Say that the racism accusation had been levied. It makes no sense to believe that calling Fred Barnes a racist would stop the right from attacking Barack Obama over Jeremiah Wright, nor does it make sense to think the accusation would help progressives in any significant way. People like Al Sharpton have gotten notoriety from race-baiting, and even scored brief tactical victories, but overall does anyone think that kind of thing has advanced progressive policy ends? Does anyone think that comparing George W. Bush to Adolf Hitler in the run-up to the Iraq War made invasion less likely?
Is there any instance in the history of American politics when aggressively virulent rhetoric from the left has resulted in a big policy win? Does anyone think that people like Michael Moore help the left rather than hurt it?

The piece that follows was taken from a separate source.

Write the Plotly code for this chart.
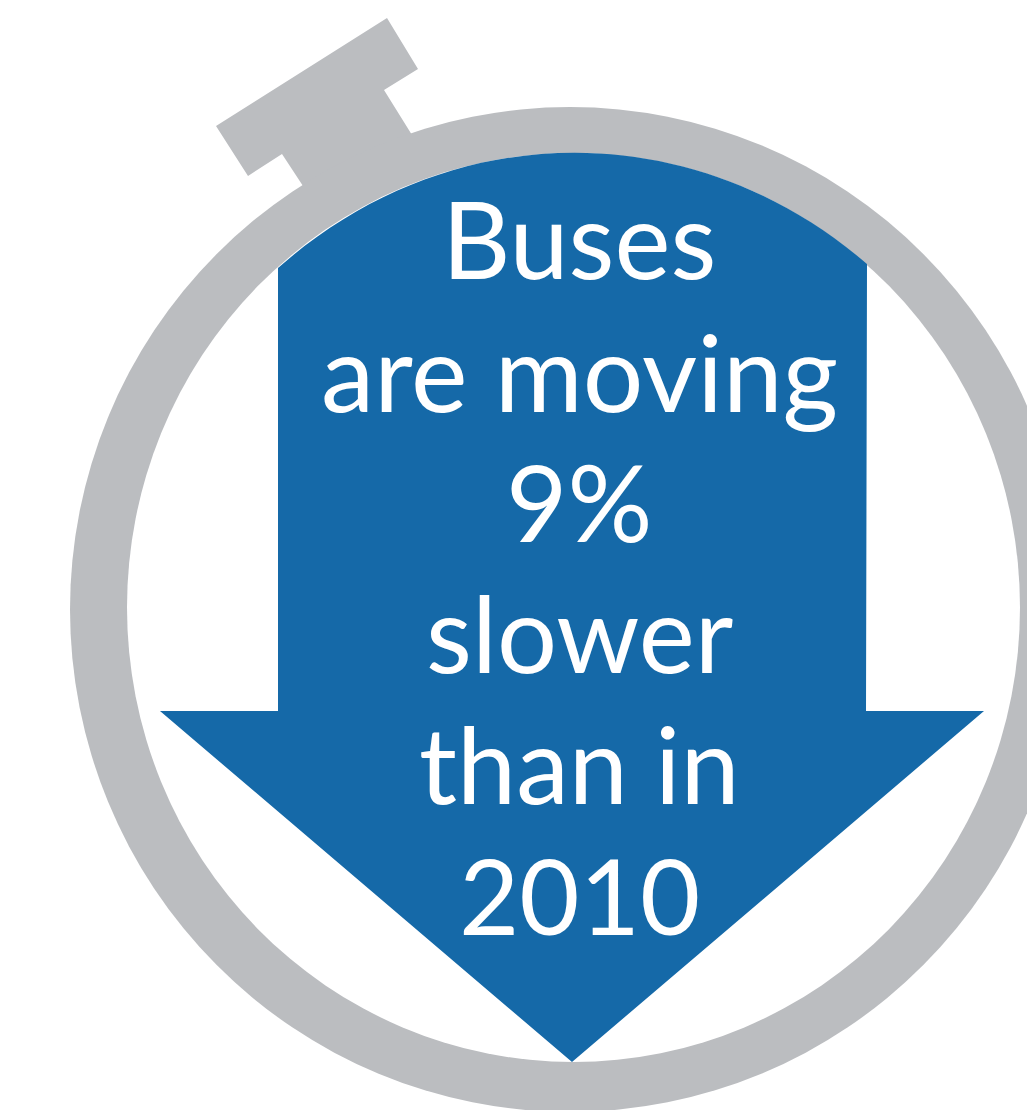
import plotly.graph_objects as go

# Wording of the callout, one entry per line, with the vertical centre of each line
text_lines = ["Buses", "are moving", "9%", "slower", "than in", "2010"]
line_centres = [238, 370, 501, 632, 763, 894]
line_sizes = [106, 107, 106, 106, 106, 104]

GREY = "#BBBDC0"
BLUE = "#1569A8"
FONT = "Lato, sans-serif"

# Stopwatch crown, drawn in page pixels
crown = ("M387 18 L418 69 L384 90 L412 135 L420 180 L303 186 "
         "L282 154 L248 176 L216 126 Z")

# Downward arrow whose top edge follows the inside of the dial
arrow = ("M278 268 C451 115 694 115 867 264 L866 711 L984 711 "
         "L572 1062 L160 711 L278 711 Z")

fig = go.Figure()
fig.update_layout(
    width=1027, height=1110,
    margin=dict(l=0, r=0, t=0, b=0),
    paper_bgcolor="white", plot_bgcolor="white",
    showlegend=False,
    xaxis=dict(range=[0, 1027], visible=False, fixedrange=True),
    yaxis=dict(range=[1110, 0], visible=False, fixedrange=True),
    shapes=[
        dict(type="path", path=crown, fillcolor=GREY, line_width=0, layer="below"),
        dict(type="circle", x0=70, x1=1070, y0=107, y1=1112, fillcolor=GREY, line_width=0, layer="below"),
        dict(type="circle", x0=127, x1=1020, y0=153, y1=1062, fillcolor="white", line_width=0, layer="below"),
        dict(type="path", path=arrow, fillcolor=BLUE, line_width=0, layer="below"),
    ],
)

# Invisible trace so the axes exist for the shapes to sit on
fig.add_trace(go.Scatter(x=[0, 1027], y=[0, 1110], mode="markers",
                         marker=dict(opacity=0), hoverinfo="skip"))

for line, centre, size in zip(text_lines, line_centres, line_sizes):
    fig.add_annotation(x=579, y=centre, text=line, showarrow=False,
                       xanchor="center", yanchor="middle",
                       font=dict(family=FONT, size=size, color="white"))

fig.write_html("out.html")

The "battles" waged by the conservative movement's polemicists make as little sense to me. Take a guy like Andrew Breitbart. Even in the course of criticizing him for publishing an edited video that misled his audience about Shirley Sherrod, a lot of conservative writers were insistent that he is "on the side of the angels," that his style of rhetoric has proved invaluable in the past, and that "we're lucky he's on our side."
This doesn't make sense. Conservatives are ostensibly concerned about the federalization of health care, the deficit, the size of the federal government, the erosion of federalism, etc. As someone who shares these concerns, I am painfully attune to how difficult it's going to be to address them.
Apparently it is emotionally satisfying for some folks on the right to force ACORN to reorganize, plumb the alleged racism of an obscure USDA official, expose the fact that some census workers were paid for their lunch breaks, etc. I can't help but think that these are all insignificant distractions that won't make the slightest difference when it comes to accomplishing anything that conservatives actually care about -- the conservative movement is asserting goals that require a decade long project, and they're elevating as their champions people who specialize in generating page views, winning individual news cycles, and selling books.
In an alternative universe where Mr. Breitbart triumphed in all his highest profile crusades, communities groups other than ACORN, but staffed by many of the same people, would get community block grants for the same kind of work. An NAACP esteemed by somewhat fewer people would levy accusations of racism that were slightly less credible but that still got judged on the merits of individual cases, resulting in zero policy changes. Everyone would agree that no one yelled the n-word as some Congressmen emerged from the Capitol during the health care debate.